▸ **Task requirements**
Return, without pictures, the lines from the start of the data through the one that contains "(cp\i) at (\x,\y)".

▸ **Supplied material**
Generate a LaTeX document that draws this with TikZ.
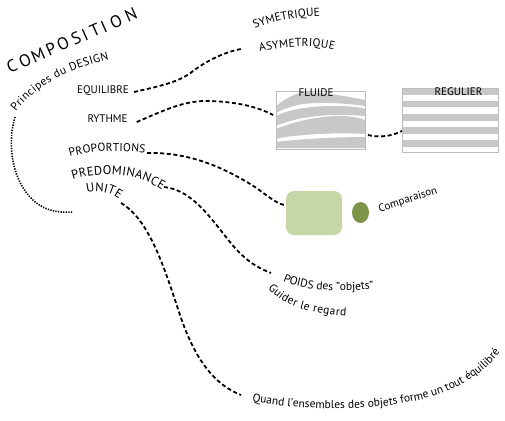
\documentclass[tikz,border=0pt]{standalone}
\usepackage{fontspec}
\setmainfont{PT Sans}
\usetikzlibrary{decorations.text,shapes.geometric}
\definecolor{lightgreen}{HTML}{C5D6A7}
\definecolor{darkgreen}{HTML}{7D9348}
\definecolor{bandgray}{HTML}{C8C8C8}
\definecolor{framegray}{HTML}{BDBDBD}
\tikzset{
  dashline/.style={line width=1.8pt, dash pattern=on 4pt off 2.6pt},
  dotline/.style={line width=1.6pt, dash pattern=on 1.3pt off 1.3pt},
  lbl/.style={inner sep=0pt, font=\fontsize{11}{13}\selectfont},
  curvetext/.style 2 args={decorate, decoration={text along path, text={|\fontsize{#1}{13}\selectfont|#2}, text align=fit to path}},
  frame/.style={draw=framegray, line width=0.6pt, inner sep=0pt},
  band/.style={fill=bandgray},
  bigletter/.style={inner sep=0pt, font=\fontsize{17}{20}\selectfont, rotate=24},
}
\begin{document}
\begin{tikzpicture}[x=1pt, y=-1pt]
\useasboundingbox (0,0) rectangle (505,420);

% COMPOSITION
\foreach \l/\x/\y [count=\i] in {C/12/66, O/25/60.4, M/38/54.9, P/51/49.3, O/63/44.1, S/76/38.6, I/85/34.7, T/95/30.4, I/104/26.6, O/116/21.4, N/131/15}
  \node[bigletter] (cp\i) at (\x,\y) {\l};

% curved texts
\path[curvetext={11.5}{Principes du DESIGN}] (16,112) .. controls (33,90) and (60,71) .. (109,60);
\path[curvetext={11.5}{SYMETRIQUE}] (255,29) .. controls (270,22) and (292,17) .. (320,16);
\path[curvetext={11.5}{ASYMETRIQUE}] (260,52) .. controls (285,46) and (312,44) .. (334,50);
\path[curvetext={11.5}{PROPORTIONS}] (70,157) .. controls (95,150) and (120,150) .. (145,153);
\path[curvetext={12.5}{PREDOMINANCE}] (73,180) .. controls (100,171) and (135,172) .. (162,190);
\path[curvetext={12.5}{UNITE}] (87,193) .. controls (98,190) and (110,192) .. (119,199);
\path[curvetext={11.5}{POIDS des "objets"}] (283,281) .. controls (300,289) and (330,293) .. (372,289);
\path[curvetext={11.5}{Guider le regard}] (268,288) .. controls (278,300) and (294,312) .. (346,316);
\path[curvetext={11.5}{Quand l'ensembles des objets forme un tout équilibré}] (252,401) .. controls (320,414) and (400,410) .. (445,392) .. controls (470,382) and (488,368) .. (500,352);

% straight labels
\node[lbl] (equi) at (103,90.5) {EQUILIBRE};
\node[lbl] (ryth) at (107.5,119) {RYTHME};
\node[lbl, rotate=18] (comp) at (408,200) {Comparaison};

% FLUIDE box
\fill[band] (276,106) .. controls (286,98) and (296,93) .. (305,92) .. controls (330,93) and (350,97) .. (365,100) -- (365,106) .. controls (345,103) and (320,102) .. (303,104) .. controls (292,106) and (283,109) .. (276,113) -- cycle;
\fill[band] (276,116) .. controls (290,109) and (310,106) .. (335,106) .. controls (350,106) and (360,107) .. (365,109) -- (365,116) .. controls (350,115) and (330,114) .. (310,117) .. controls (295,119) and (285,122) .. (276,126) -- cycle;
\fill[band] (276,129) .. controls (295,121) and (320,116) .. (340,116) .. controls (352,116) and (360,118) .. (365,120) -- (365,134) .. controls (350,133) and (325,133) .. (305,135) .. controls (292,136) and (283,137) .. (276,139) -- cycle;
\fill[band] (276,142) .. controls (300,139) and (335,137) .. (365,137) -- (365,148) -- (276,148) -- cycle;
\node[frame, anchor=north west, minimum width=89pt, minimum height=58pt] (fluidbox) at (276,91) {};
\node[lbl] (flu) at (316,92.5) {FLUIDE};

% REGULIER box
\foreach \s in {88,100.5,114,127,140}
  \fill[band] (402,\s) rectangle (498,\s+6.5);
\node[frame, anchor=north west, minimum width=96pt, minimum height=64pt] (regbox) at (402,88) {};
\node[lbl] (reg) at (458.5,92) {REGULIER};

% green shapes
\node[fill=lightgreen, rounded corners=8pt, minimum width=56pt, minimum height=44pt, inner sep=0pt] (gbox) at (314,213) {};
\node[ellipse, fill=darkgreen, minimum width=17pt, minimum height=21pt, inner sep=0pt] (gdot) at (360.5,212.5) {};

% coordinates
\coordinate (princL) at (15,117);
\coordinate (dotEnd) at (73,212);
\coordinate (asymL) at (241,49);
\coordinate (rythEnd) at (273,115);
\coordinate (fluR) at (368,135);
\coordinate (regL) at (402,131);
\coordinate (propR) at (147,153);
\coordinate (predR) at (164,187);
\coordinate (poidsL) at (271,273);
\coordinate (uniteR) at (121,203);
\coordinate (quandL) at (241,395);

% connectors
\draw[dotline] (princL) .. controls (8,140) and (10,175) .. (30,197) .. controls (42,210) and (55,213) .. (dotEnd);
\draw[dashline] ([xshift=5pt,yshift=-1.5pt]equi.east) .. controls (160,86) and (180,82) .. (193,71) .. controls (208,60) and (225,52) .. (asymL);
\draw[dashline] ([xshift=9pt,yshift=-3pt]ryth.east) .. controls (165,110) and (185,100) .. (210,101) .. controls (240,102) and (260,108) .. (rythEnd);
\draw[dashline] (fluR) .. controls (380,138) and (392,136) .. (regL);
\draw[dashline] (propR) .. controls (190,152) and (225,168) .. (255,187) .. controls (268,196) and (278,205) .. ([yshift=8pt]gbox.west);
\draw[dashline] (predR) .. controls (195,190) and (215,225) .. (235,248) .. controls (248,262) and (258,268) .. (poidsL);
\draw[dashline] (uniteR) .. controls (150,220) and (165,270) .. (180,315) .. controls (195,360) and (215,385) .. (quandL);
\end{tikzpicture}
\end{document}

▸ **The answer**
Generate a LaTeX document that draws this with TikZ.
\documentclass[tikz,border=0pt]{standalone}
\usepackage{fontspec}
\setmainfont{PT Sans}
\usetikzlibrary{decorations.text,shapes.geometric}
\definecolor{lightgreen}{HTML}{C5D6A7}
\definecolor{darkgreen}{HTML}{7D9348}
\definecolor{bandgray}{HTML}{C8C8C8}
\definecolor{framegray}{HTML}{BDBDBD}
\tikzset{
  dashline/.style={line width=1.8pt, dash pattern=on 4pt off 2.6pt},
  dotline/.style={line width=1.6pt, dash pattern=on 1.3pt off 1.3pt},
  lbl/.style={inner sep=0pt, font=\fontsize{11}{13}\selectfont},
  curvetext/.style 2 args={decorate, decoration={text along path, text={|\fontsize{#1}{13}\selectfont|#2}, text align=fit to path}},
  frame/.style={draw=framegray, line width=0.6pt, inner sep=0pt},
  band/.style={fill=bandgray},
  bigletter/.style={inner sep=0pt, font=\fontsize{17}{20}\selectfont, rotate=24},
}
\begin{document}
\begin{tikzpicture}[x=1pt, y=-1pt]
\useasboundingbox (0,0) rectangle (505,420);

% COMPOSITION
\foreach \l/\x/\y [count=\i] in {C/12/66, O/25/60.4, M/38/54.9, P/51/49.3, O/63/44.1, S/76/38.6, I/85/34.7, T/95/30.4, I/104/26.6, O/116/21.4, N/131/15}
  \node[bigletter] (cp\i) at (\x,\y) {\l};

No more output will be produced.